To say that I’m not the target audience for Death Race is a bit like saying that Ray Lewis is not the target audience for Sisterhood of the Traveling Pants.
Suffice it to say, I held up my end of the bargain: I hated this loud, violent, retrograde movie, a remake of the Roger Corman sci-fi B-movie Death Race 2000.
The year, curiously enough, is 2012. (A sly joke that the world will be radically altered in four years? Or, more likely, the byproduct of a budget too low to get properly futuristic?). Corporations have taken over the prison system and are staging vicious car races to the death for online and television viewing pleasure. The evil prison warden, played by a seriously slumming Joan Allen, presides over the event in power suits and a scowl. Any resemblance to former presidential candidate Hillary Clinton is strictly intentional. Ugh.
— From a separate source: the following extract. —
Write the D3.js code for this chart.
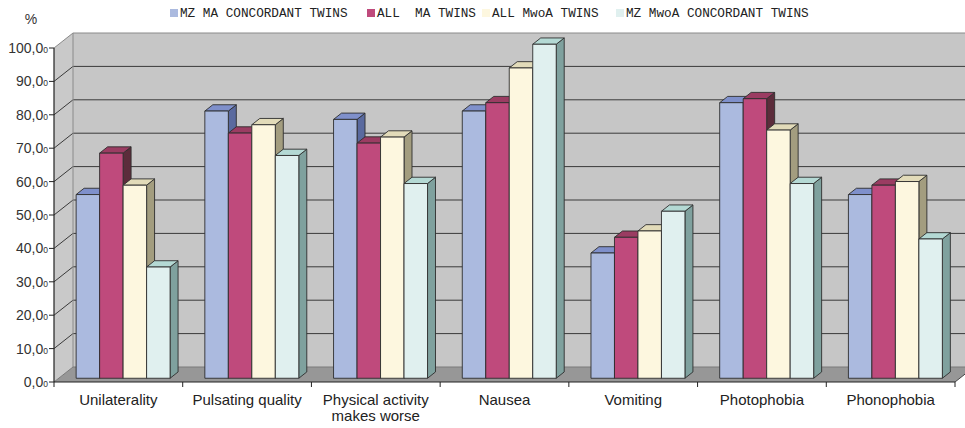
<!DOCTYPE html>
<html>
<head>
<meta charset="utf-8">
<script src="https://cdn.jsdelivr.net/npm/d3@7"></script>
<style>
  html, body { margin: 0; padding: 0; background: #fff; }
  svg { display: block; }
</style>
</head>
<body>
<svg id="chart" width="965" height="428"></svg>
<script>
// Symptom categories (x axis)
const categories = ["Unilaterality", "Pulsating quality", "Physical activity makes worse",
  "Nausea", "Vomiting", "Photophobia", "Phonophobia"];
const categoryLines = [["Unilaterality"], ["Pulsating quality"], ["Physical activity", "makes worse"],
  ["Nausea"], ["Vomiting"], ["Photophobia"], ["Phonophobia"]];

// Series names (legend)
const seriesNames = ["MZ MA CONCORDANT TWINS", "ALL  MA TWINS", "ALL MwoA TWINS", "MZ MwoA CONCORDANT TWINS"];

// Percentages per series
const mzMaConcordant = [55.0, 80.0, 77.5, 80.0, 37.5, 82.5, 55.0];
const allMa          = [67.4, 73.4, 70.4, 82.5, 42.2, 83.7, 57.8];
const allMwoa        = [57.8, 75.9, 72.2, 92.9, 44.1, 74.3, 58.9];
const mzMwoaConcordant = [33.3, 66.7, 58.3, 100.0, 50.0, 58.3, 41.7];
const seriesValues = [mzMaConcordant, allMa, allMwoa, mzMwoaConcordant];

// Y axis ticks
const yTicks = [0, 10, 20, 30, 40, 50, 60, 70, 80, 90, 100];

// Face colours per series: front, top, side
const colors = [
  { front: "#abbadf", top: "#7f90cb", side: "#5a6a9f" },
  { front: "#bf4a7c", top: "#9b3c62", side: "#5c2c3b" },
  { front: "#fdf7df", top: "#e2dbb9", side: "#a39d7f" },
  { front: "#e0f0ef", top: "#b4d9d4", side: "#7fa19e" }
];

const svg = d3.select("#chart");

// Front plane of the 3D box
const left = 54, right = 955;
const y = d3.scaleLinear().domain([0, 100]).range([382, 48]);
// Depth direction offset (full depth of the floor)
const DX = 19, DY = -15;
const F0 = 0.25, F1 = 0.67; // bar front / back depth fractions

const x0 = d3.scaleBand().domain(categories).range([left, right])
  .paddingInner(0.27).paddingOuter(0.135);
const x1 = d3.scaleBand().domain(d3.range(seriesNames.length)).range([0, x0.bandwidth()]);

const P = (xf, v, f) => [xf + DX * f, y(v) + DY * f];
const poly = pts => pts.map(p => p.join(",")).join(" ");

// Walls and floor
const g = svg.append("g");
// back wall
g.append("polygon")
  .attr("points", poly([P(left, 0, 1), P(right + 40, 0, 1), P(right + 40, 100, 1), P(left, 100, 1)]))
  .attr("fill", "#c6c6c6");
// side wall
g.append("polygon")
  .attr("points", poly([P(left, 0, 0), P(left, 0, 1), P(left, 100, 1), P(left, 100, 0)]))
  .attr("fill", "#c9c9c9");
// floor
g.append("polygon")
  .attr("points", poly([P(left, 0, 0), P(right, 0, 0), P(right, 0, 1), P(left, 0, 1)]))
  .attr("fill", "#979797");

// Gridlines on back wall and side wall
yTicks.forEach(t => {
  if (t === 0) return;
  const a = P(left, t, 0), b = P(left, t, 1), c = P(right + 40, t, 1);
  g.append("polyline").attr("points", poly([a, b, c]))
    .attr("fill", "none").attr("stroke", t === 100 ? "#8a8a8a" : "#3a3a3a").attr("stroke-width", 1);
});
// Back-wall corner edge
g.append("line")
  .attr("x1", P(left, 0, 1)[0]).attr("y1", P(left, 0, 1)[1])
  .attr("x2", P(left, 100, 1)[0]).attr("y2", P(left, 100, 1)[1])
  .attr("stroke", "#8a8a8a").attr("stroke-width", 1);
// floor edges
g.append("polyline")
  .attr("points", poly([P(left, 0, 0), P(left, 0, 1), P(right + 40, 0, 1)]))
  .attr("fill", "none").attr("stroke", "#7a7a7a").attr("stroke-width", 1);
g.append("line")
  .attr("x1", P(right, 0, 0)[0]).attr("y1", P(right, 0, 0)[1])
  .attr("x2", P(right, 0, 1)[0]).attr("y2", P(right, 0, 1)[1])
  .attr("stroke", "#444").attr("stroke-width", 1);

// Bars, drawn left to right so the next bar hides the previous side face
const bars = svg.append("g");
categories.forEach((cat, ci) => {
  seriesValues.forEach((vals, si) => {
    const v = vals[ci];
    const xa = x0(cat) + x1(si), xb = xa + x1.bandwidth();
    const c = colors[si];
    const stroke = "#2e2e2e", sw = 0.9;
    // side face
    bars.append("polygon")
      .attr("points", poly([P(xb, 0, F0), P(xb, 0, F1), P(xb, v, F1), P(xb, v, F0)]))
      .attr("fill", c.side).attr("stroke", stroke).attr("stroke-width", sw).attr("stroke-linejoin", "round");
    // top face
    bars.append("polygon")
      .attr("points", poly([P(xa, v, F0), P(xb, v, F0), P(xb, v, F1), P(xa, v, F1)]))
      .attr("fill", c.top).attr("stroke", stroke).attr("stroke-width", sw).attr("stroke-linejoin", "round");
    // front face
    bars.append("polygon")
      .attr("points", poly([P(xa, 0, F0), P(xb, 0, F0), P(xb, v, F0), P(xa, v, F0)]))
      .attr("fill", c.front).attr("stroke", stroke).attr("stroke-width", sw).attr("stroke-linejoin", "round");
  });
});

// Axes
const axes = svg.append("g");
axes.append("line").attr("x1", left).attr("x2", left).attr("y1", y(0)).attr("y2", y(100))
  .attr("stroke", "#222").attr("stroke-width", 1.2);
axes.append("line").attr("x1", left).attr("x2", right).attr("y1", y(0)).attr("y2", y(0))
  .attr("stroke", "#222").attr("stroke-width", 1.2);

// Y ticks and labels
yTicks.forEach(t => {
  axes.append("line").attr("x1", left - 5).attr("x2", left).attr("y1", y(t)).attr("y2", y(t))
    .attr("stroke", "#222");
  const txt = axes.append("text")
    .attr("x", left - 6).attr("y", y(t) + 5)
    .attr("text-anchor", "end")
    .attr("font-family", "'Liberation Sans', Arial, sans-serif")
    .attr("font-size", 14).attr("fill", "#333");
  txt.append("tspan").text(d3.format(".1f")(t).replace(".", ","));
  txt.append("tspan").attr("font-size", 8.5).text("0");
});
axes.append("text").attr("x", 31).attr("y", 24).attr("text-anchor", "middle")
  .attr("font-family", "'Liberation Sans', Arial, sans-serif")
  .attr("font-size", 14).attr("fill", "#333").text("%");

// X ticks at category boundaries
d3.range(categories.length + 1).forEach(i => {
  const xx = left + i * (right - left) / categories.length;
  axes.append("line").attr("x1", xx).attr("x2", xx).attr("y1", y(0)).attr("y2", y(0) + 5)
    .attr("stroke", "#222");
});

// X labels
categories.forEach((cat, ci) => {
  const cx = left + (ci + 0.5) * (right - left) / categories.length;
  const t = axes.append("text")
    .attr("x", cx).attr("y", 405)
    .attr("text-anchor", "middle")
    .attr("font-family", "'Liberation Sans', Arial, sans-serif")
    .attr("font-size", 15).attr("fill", "#222");
  categoryLines[ci].forEach((line, li) => {
    t.append("tspan").attr("x", cx).attr("dy", li === 0 ? 0 : 16).text(line);
  });
});

// Legend
const legendX = [170, 367, 482, 616];
const legend = svg.append("g");
seriesNames.forEach((name, si) => {
  legend.append("rect").attr("x", legendX[si]).attr("y", 9).attr("width", 8).attr("height", 8)
    .attr("fill", colors[si].front);
  legend.append("text").attr("x", legendX[si] + 10).attr("y", 17)
    .attr("font-family", "'Liberation Mono', 'Courier New', monospace")
    .attr("font-size", 12.7).attr("fill", "#222")
    .attr("xml:space", "preserve").style("white-space", "pre")
    .text(name);
});
</script>
</body>
</html>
Into this mix comes former race car drive Jenson Ames (Jason Statham), who is accused of killing his wife. (We know it was the prison warden’s henchman who actually did the deed.)
A few words about Jason Statham: This guy is turning into a major movie star and I simply don’t see the appeal. Bald, pumped up, and ready to rumble, he’s like a (British) Bruce Willis, but without the charm. In the last two films I’ve seen him in (this and The Bank Job, which was pretty great, by the way), he’s been paired with an impossibly fresh-faced wife, as if to convince the audience that he really is a sweet guy beneath that blandly stoic macho routine. I’m not buying it.
You can’t really criticize Death Race for being dumb and cheesy. It’s trying to be a B movie. But last year, there was a similarly slick and in-your-face action flick called Shoot Em Up. At least that film had a sense of irony about itself, some flair, some originality. Death Race is grimly efficient. Even its best parts—Ian McShane as Ames’s world-wise head mechanic, nicknamed Coach—feel half-hearted. McShane gives it a good go, but the dialog he’s contending with (“I love this sport!”) is lame at best. (And don’t even get me started on the inmates from a woman’s prison who arrive—all legs and cleavage and leather—to help the cons in the race).
This is somebody’s idea of a good time. But it sure ain’t mine. And, if I may be so presumptious, it ain't yours either.